Photograph by Joel Bernstein
Forever young: Neil Young, circa 1970, brings back his Crazy Horse days on 'Live at Fillmore East' album.
New music releases reminisce before the spring forward
By David Sason
JUST AS IT brings sugar withdrawal and voting disputes, November means a slew of new music releases to get a jump on stocking space. This fall, Bridge School Benefit founder Neil Young pauses his usual prolificacy with Live at the Fillmore East, combining his legendary 1970 shows with the original Crazy Horse. His best live release yet boasts a blistering 16-minute rendition of "Cowgirl in the Sand," featuring the dueling guitars of Danny Whitten and Young, whose corrosive, freeform soloing was decades ahead of its time. The six-song album is an effective makeshift tribute to Whitten, who overdosed in '72, taking with him some formidable harmonizing that rivals Young's supergroup CSNY.
PJ Harvey's live Peel Sessions 1991-2004 repays the late BBC DJ John Peel, whose unmatched musical acumen championed the then-unknown's first single. Currently making her next album, the British blues-mutating hellion—who became a feminist icon despite her vocal apathy toward the movement—effortlessly reinvents the career retrospective, while showing off her guitar skills and astounding vocal range on the Willie Dixon-penned "Wang Dang Doodle." Another highlight is a poignant "You Come Through" from a tribute concert for Peel, whose universal mourning suggested rock radio is pretty much bland on both sides of the Atlantic.

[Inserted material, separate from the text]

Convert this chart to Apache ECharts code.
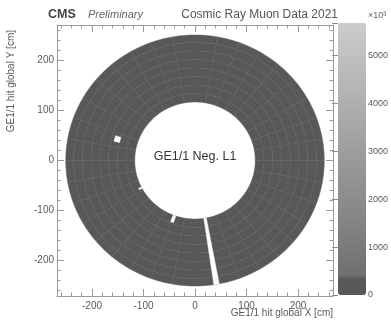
<!DOCTYPE html>
<html>
<head>
<meta charset="utf-8">
<script src="https://cdn.jsdelivr.net/npm/echarts@6/dist/echarts.min.js"></script>
<style>
  html, body { margin: 0; padding: 0; background: #ffffff; }
  #chart { width: 391px; height: 322px; }
</style>
</head>
<body>
<div id="chart"></div>
<script>
// GE1/1 negative endcap, layer 1: hit occupancy per chamber (10 deg wide) and eta partition
const chamberEdgesDeg = [-180, -170, -160, -150, -140, -130, -120, -110, -100, -90, -80, -70, -60,
  -50, -40, -30, -20, -10, 0, 10, 20, 30, 40, 50, 60, 70, 80, 90, 100, 110, 120, 130, 140, 150,
  160, 170, 180];
const partitionEdgesCm = [117, 134, 151, 168, 185, 202, 219, 236, 251];

// hits per cell: one row per eta partition (inner to outer), one value per chamber
const hitsEta1 = [262, 270, 255, 281, 266, 259, 274, 268, 251, 263, 277, 260, 265, 272, 258, 269, 261, 276, 270, 264, 257, 273, 266, 262, 279, 268, 255, 263, 271, 259, 267, 274, 261, 258, 270, 265];
const hitsEta2 = [275, 268, 281, 272, 264, 279, 270, 262, 276, 283, 269, 274, 266, 271, 280, 263, 277, 268, 272, 285, 266, 270, 278, 261, 273, 269, 282, 275, 264, 277, 271, 266, 279, 272, 268, 274];
const hitsEta3 = [284, 279, 290, 276, 287, 281, 274, 292, 283, 278, 286, 280, 293, 275, 284, 289, 277, 282, 291, 279, 285, 276, 288, 283, 280, 294, 278, 286, 281, 275, 290, 284, 279, 287, 282, 276];
const hitsEta4 = [292, 298, 287, 301, 294, 289, 303, 291, 296, 285, 299, 293, 288, 302, 295, 290, 297, 286, 300, 294, 289, 296, 304, 291, 287, 298, 293, 301, 288, 295, 299, 290, 286, 303, 297, 292];
const hitsEta5 = [305, 299, 312, 303, 296, 309, 301, 314, 298, 306, 302, 311, 297, 304, 310, 300, 308, 295, 313, 303, 299, 307, 301, 296, 312, 305, 300, 309, 298, 306, 303, 311, 297, 304, 308, 301];
const hitsEta6 = [314, 320, 309, 318, 323, 311, 316, 307, 321, 313, 319, 310, 324, 315, 308, 317, 322, 312, 306, 319, 314, 325, 310, 318, 313, 320, 309, 316, 322, 311, 317, 308, 321, 315, 312, 319];
const hitsEta7 = [326, 319, 331, 324, 317, 329, 322, 334, 320, 327, 318, 332, 325, 316, 330, 323, 328, 321, 335, 319, 326, 322, 329, 317, 333, 324, 320, 328, 318, 331, 325, 321, 327, 334, 319, 323];
const hitsEta8 = [333, 340, 328, 337, 344, 331, 336, 327, 342, 334, 339, 330, 345, 335, 329, 338, 343, 332, 326, 341, 336, 346, 330, 339, 333, 341, 329, 337, 343, 332, 338, 328, 340, 335, 331, 342];
const hitsByPartition = [hitsEta1, hitsEta2, hitsEta3, hitsEta4, hitsEta5, hitsEta6, hitsEta7, hitsEta8];

// regions without hits: [phiFrom, phiTo] in degrees, [rFrom, rTo] in cm
const deadPhiDeg = [[-81.6, -79.2], [-111.2, -108.6], [162.2, 166.2], [-153.0, -151.6]];
const deadRadiusCm = [[117, 251], [117, 131], [151, 162], [117, 123]];

const xTickLabels = [-200, -100, 0, 100, 200];
const yTickLabels = [-200, -100, 0, 100, 200];
const colorbarTicks = [0, 1000, 2000, 3000, 4000, 5000];
const colorbarMax = 5670;

const cells = [];
hitsByPartition.forEach((row, eta) => {
  row.forEach((value, chamber) => cells.push([chamber, eta, value]));
});
const deadCells = deadPhiDeg.map((phi, i) => [phi[0], phi[1], deadRadiusCm[i][0], deadRadiusCm[i][1]]);

// grey palette with a darker first band
const paletteStops = [];
(function () {
  const n = 128, band = 400 / colorbarMax;
  for (let i = 0; i < n; i++) {
    const t = i / (n - 1);
    let g;
    if (t <= band) g = 0x58;
    else g = Math.round(0x70 + (0xcc - 0x70) * (t - band) / (1 - band));
    const h = g.toString(16).padStart(2, '0');
    paletteStops.push('#' + h + h + h);
  }
})();

function annularSector(api, phiA, phiB, rA, rB) {
  const steps = Math.max(2, Math.ceil(Math.abs(phiB - phiA) / 1.25));
  const pts = [];
  for (let i = 0; i <= steps; i++) {
    const p = (phiA + (phiB - phiA) * i / steps) * Math.PI / 180;
    pts.push(api.coord([rA * Math.cos(p), rA * Math.sin(p)]));
  }
  for (let i = steps; i >= 0; i--) {
    const p = (phiA + (phiB - phiA) * i / steps) * Math.PI / 180;
    pts.push(api.coord([rB * Math.cos(p), rB * Math.sin(p)]));
  }
  return pts;
}

const font = 'Liberation Sans, Arial, Helvetica, sans-serif';
const frameColor = '#9a9a9a';
const labelColor = '#5a5a5a';

function frameAxis(extra) {
  return Object.assign({
    type: 'value',
    min: extra.min, max: extra.max,
    splitNumber: 5,
    axisLine: { show: true, onZero: false, lineStyle: { color: frameColor, width: 1 } },
    axisTick: { show: true, inside: true, length: 7, lineStyle: { color: frameColor } },
    minorTick: { show: true, splitNumber: 5, length: 3.5, lineStyle: { color: frameColor } },
    splitLine: { show: false },
    axisLabel: { show: false }
  }, extra);
}

const tickLabel = (list) => ({
  show: true,
  color: labelColor, fontSize: 10, fontFamily: font,
  showMinLabel: false, showMaxLabel: false,
  formatter: (v) => (list.indexOf(v) >= 0 ? String(v) : '')
});

const option = {
  animation: false,
  backgroundColor: '#ffffff',
  grid: [
    { left: 57, top: 25, width: 276, height: 271 },
    { left: 338, top: 23, width: 28, height: 272 }
  ],
  xAxis: [
    frameAxis({ gridIndex: 0, position: 'bottom', min: -268, max: 268,
      axisLabel: Object.assign(tickLabel(xTickLabels), { margin: 5 }) }),
    frameAxis({ gridIndex: 0, position: 'top', min: -268, max: 268 }),
    { type: 'value', gridIndex: 1, show: false, min: 0, max: 1 }
  ],
  yAxis: [
    frameAxis({ gridIndex: 0, position: 'left', min: -271, max: 271,
      axisLabel: Object.assign(tickLabel(yTickLabels), { margin: 3 }) }),
    frameAxis({ gridIndex: 0, position: 'right', min: -271, max: 271 }),
    {
      type: 'value', gridIndex: 1, position: 'right', min: 0, max: colorbarMax, interval: 1000, z: 10,
      axisLine: { show: false },
      axisTick: { show: true, inside: true, length: 6, lineStyle: { color: '#8a8a8a' } },
      splitLine: { show: false },
      axisLabel: { color: labelColor, fontSize: 9, fontFamily: font, margin: 3,
        formatter: (v) => (colorbarTicks.indexOf(v) >= 0 ? String(v) : '') }
    }
  ],
  visualMap: {
    type: 'continuous',
    seriesIndex: 0,
    dimension: 2,
    min: 0, max: colorbarMax,
    calculable: false,
    hoverLink: false,
    orient: 'vertical',
    left: 338, top: 23,
    itemWidth: 28, itemHeight: 272,
    padding: 0,
    text: null,
    z: 2,
    inRange: { color: paletteStops }
  },
  series: [
    {
      type: 'custom',
      coordinateSystem: 'cartesian2d',
      xAxisIndex: 0, yAxisIndex: 0,
      data: cells,
      silent: true,
      renderItem: function (params, api) {
        const c = api.value(0), e = api.value(1);
        const pts = annularSector(api, chamberEdgesDeg[c], chamberEdgesDeg[c + 1],
          partitionEdgesCm[e], partitionEdgesCm[e + 1]);
        return {
          type: 'polygon',
          shape: { points: pts },
          style: { fill: api.visual('color'), stroke: '#5f5f5f', lineWidth: 0.5 }
        };
      }
    },
    {
      type: 'custom',
      coordinateSystem: 'cartesian2d',
      xAxisIndex: 0, yAxisIndex: 0,
      data: deadCells,
      silent: true,
      z: 3,
      renderItem: function (params, api) {
        const pts = annularSector(api, api.value(0), api.value(1), api.value(2), api.value(3));
        return {
          type: 'polygon',
          shape: { points: pts },
          style: { fill: '#ffffff', stroke: '#ffffff', lineWidth: 0.5 }
        };
      }
    }
  ],
  graphic: [
    { type: 'text', left: 48, top: 8, style: { text: 'CMS', font: 'bold 12.5px ' + font, fill: '#444' } },
    { type: 'text', left: 88, top: 9, style: { text: 'Preliminary', font: 'italic 11px ' + font, fill: '#666' } },
    { type: 'text', x: 338, y: 15, style: { text: 'Cosmic Ray Muon Data 2021', font: '12px ' + font, fill: '#555', align: 'right', verticalAlign: 'middle' } },
    { type: 'text', x: 368, y: 16, style: { text: '×10³', font: '9px ' + font, fill: '#666', align: 'left', verticalAlign: 'middle' } },
    { type: 'text', x: 333, y: 313, style: { text: 'GE1/1 hit global X [cm]', font: '10px ' + font, fill: '#5a5a5a', align: 'right', verticalAlign: 'middle' } },
    { type: 'text', x: 11, y: 30, rotation: Math.PI / 2, style: { text: 'GE1/1 hit global Y [cm]', font: '10px ' + font, fill: '#5a5a5a', align: 'right', verticalAlign: 'middle' } },
    { type: 'text', x: 195, y: 157, z: 20, style: { text: 'GE1/1 Neg. L1', font: '12.5px ' + font, fill: '#333', align: 'center', verticalAlign: 'middle' } }
  ]
};

const chart = echarts.init(document.getElementById('chart'));
chart.setOption(option);
</script>
</body>
</html>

Jeff Tweedy's new DVD, Sunken Treasure, chronicles a short West Coast theater trek that included two nights at the Fillmore. The Wilco frontman channels Dylan with acoustic guitar, harmonica and the occasional prolonged refrain. This stripped-down exploration of Tweedy's catalog—from seminal alt-country band Uncle Tupelo to side project Loose Fur—spotlights the hung-over troubadour lyrics and infectious melodies beneath the spacey static of recent albums. Treasure includes is a surprisingly kinetic version of the synthesized, drum- and piano-driven "Shot in the Arm," whipping an Oregon crowd into a euphoric sing-along despite admonishment from the ego that's sent more bandmates packing than Destiny's Child. Thankfully, an accompanying 17-song download lets you applaud as loud as you'd like.
In a more traditional move, those kings of electro-rock and repackaging, Depeche Mode, give us The Best of Volume 1, yet another hits package released mere weeks after a live release and three more album reissues. But with minimal filler, this career-spanning single-disc collection is the group's best yet, despite the curious exclusion of "Blasphemous Rumors." Also including a halfway-decent new track ("Martyr"), it truly consists of "music for the masses," assuaging fans who patiently mined for gems at the Mode's recent Shoreline and HP shows.
Supremely gifted indie poster-boy Conor Oberst also cleans house with Noise Floor, a 16-song collection of rare tracks released under his moniker Bright Eyes. Along with a plethora of Oberst's respectable basement recordings, the mostly good mixed bag will please those who loved either the majestic folk of 2005's I'm Wide Awake, It's Morning and the synthesizer fusion of Digital Ash in a Digital Urn. A glaring omission is his scathing protest song "When the President Talks to God," a free download that would've provided perfect background music for the left's congressional victory.